Here is what it is like on this side of the screen:
- When you submit your Story via the website, it generates an email to me. I get an alert, “Story Posted on WYR”. Depending on where I am and my emotional state, I either read it right away or flag it for later. I usually read each Story a few times. Sometimes they make me cry, sometimes they make me angry. They always make me wish I could reach out and hug the person who sent it.
- I create a blog post using your content, exactly as you submit it. I do not edit content or grammar. The only time I modify the story is to redact names. If you send a picture, I include it (most people do not).
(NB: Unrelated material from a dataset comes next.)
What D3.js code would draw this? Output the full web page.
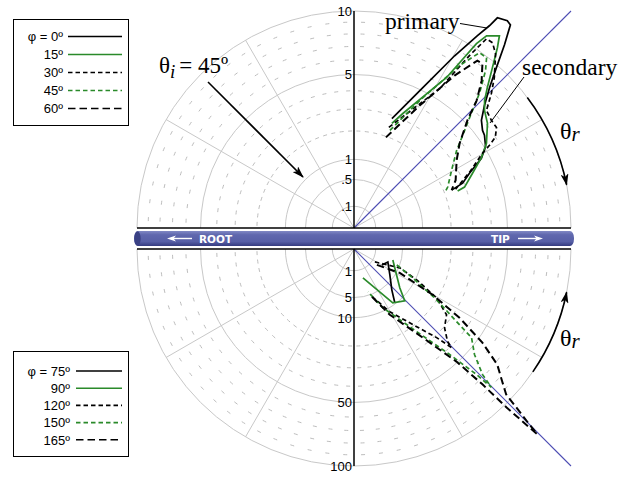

Otherwise, I choose an anonymous photo that most closely represents your age/gender based on what I can tell from your story. I post the story and it appears on the site and is emailed to subscribers. There are a little over 1000 subscribers today.
- If you submit your email (about 3 in 4 people do), I respond with a link to your story and a personal note. Between Elizabeth and me, we have responded to every single person who submitted their email addresses (about 3 in 4 people). Every single story touches me. Sometimes I share a personal experience with the survivor, I have told some of you things I have never shared with anyone else. At one point I considered just posting stories and stopping the personal responses, so that I could more easily keep up with the submissions. That day, a survivor wrote back to tell me how much it meant to him that I responded personally, and I realized it is too important a part of the process to lose – not just for you but for me.
- I either post, or schedule your Story to be posted on Facebook, which automatically posts it to Twitter. We only post one Story on social media per day (so the 12 Stories posted today will appear over the next two weeks). This is to ensure that each one gets the attention it deserves from readers. The post reaches 452 Facebook users who “Like” the WYR Page. Posts that are liked or shared reach an exponential number of people. On average, whenyoureready.org reaches about 500 viewers per day from countries all over the world. On days where blogs or stories are posted, that number climbs to the thousands.
I don’t know what influences the number of submissions. Sometimes we get five or more stories in a day and wonder what prompted it. Maybe someone shared the site, or their own story. Maybe it was just coincidence. I never ask, because I don’t want to seem intrusive. We do see a spike in stories based on what’s going on in the world. When high profile rapists/attackers like Donald Trump, Brock Turner, Jian Ghomeshi, Bill Cosby, and endless others are in the news, survivors look for outlets and support.
*** This is the ugly part: ***
I don’t know where all of the site traffic comes from, but I do collect some data. One of these is the search terms used to get to the site. Here are a few that have been used in the last two days – they are typical of what I usually see and they disgust me. I find it very upsetting to know that these people are likely getting off on the stories we share in what should be a safe space.
– Teen slut fucked at party story
– Teens raped hot stories
– Raping my son story
– How to rape after giving drinks story
– Rape of begging girl stories
– My friend rape me and I like it
– Raped the best friend sex story
– I want to be raped in front of my boyfriend
– Women enjoy raped story
I debated sharing this with you, I hope it doesn’t discourage anyone from sharing. My own story, “The Summer I Became a Slut” tends to get the most hits. I am certain this is because I used the word “slut” in the title and people come across it looking for something else. It sickens me to think someone is reading it and fantasizing about what happened to me as a teen.
Every couple of months, I get a flood of rape fantasy stories, all coming from the same user. This person writes lengthy, graphic, violent stories and submits them via the site. So sometimes when I sit down with a cup of tea and open my heart, I find that someone has gone out of his or her way to spread hate. I don’t respond to these ones, I delete them. I can’t shake the feeling that this person is a survivor who doesn’t know how to ask for help.
Sometimes, I get alerts that someone has linked to the site from another website. This is not as common anymore, but occasionally a Men’s Rights Activist group (MRA) posts nasty things about me and the site. I would like to say I have developed a thick skin, but I have not.
*** Okay, the ugly part is over ***
After two years of healing, growth, connection, and support – I am still fragile. The only real difference is, I am not alone.
Here are some updates on my personal healing journey – if you are interested in joining me for any of these please message me via the form on this site or Lauren [at] whenyoureready.org.
- Tomorrow I am marching in the Toronto Women’s March.
- Next month, I am hosting a gathering in my home for survivors. The event is February 11 in the late afternoon, in Downtown Toronto.
- I am going to learn how to create a Word Press form that makes the submission process easier. I will still read every single story and respond to the ones that include an email address. I will still work on finding compassion for myself.
I can not say it enough: thank you for the privilege of being part of this community, thank you for sharing, and thank you for your support.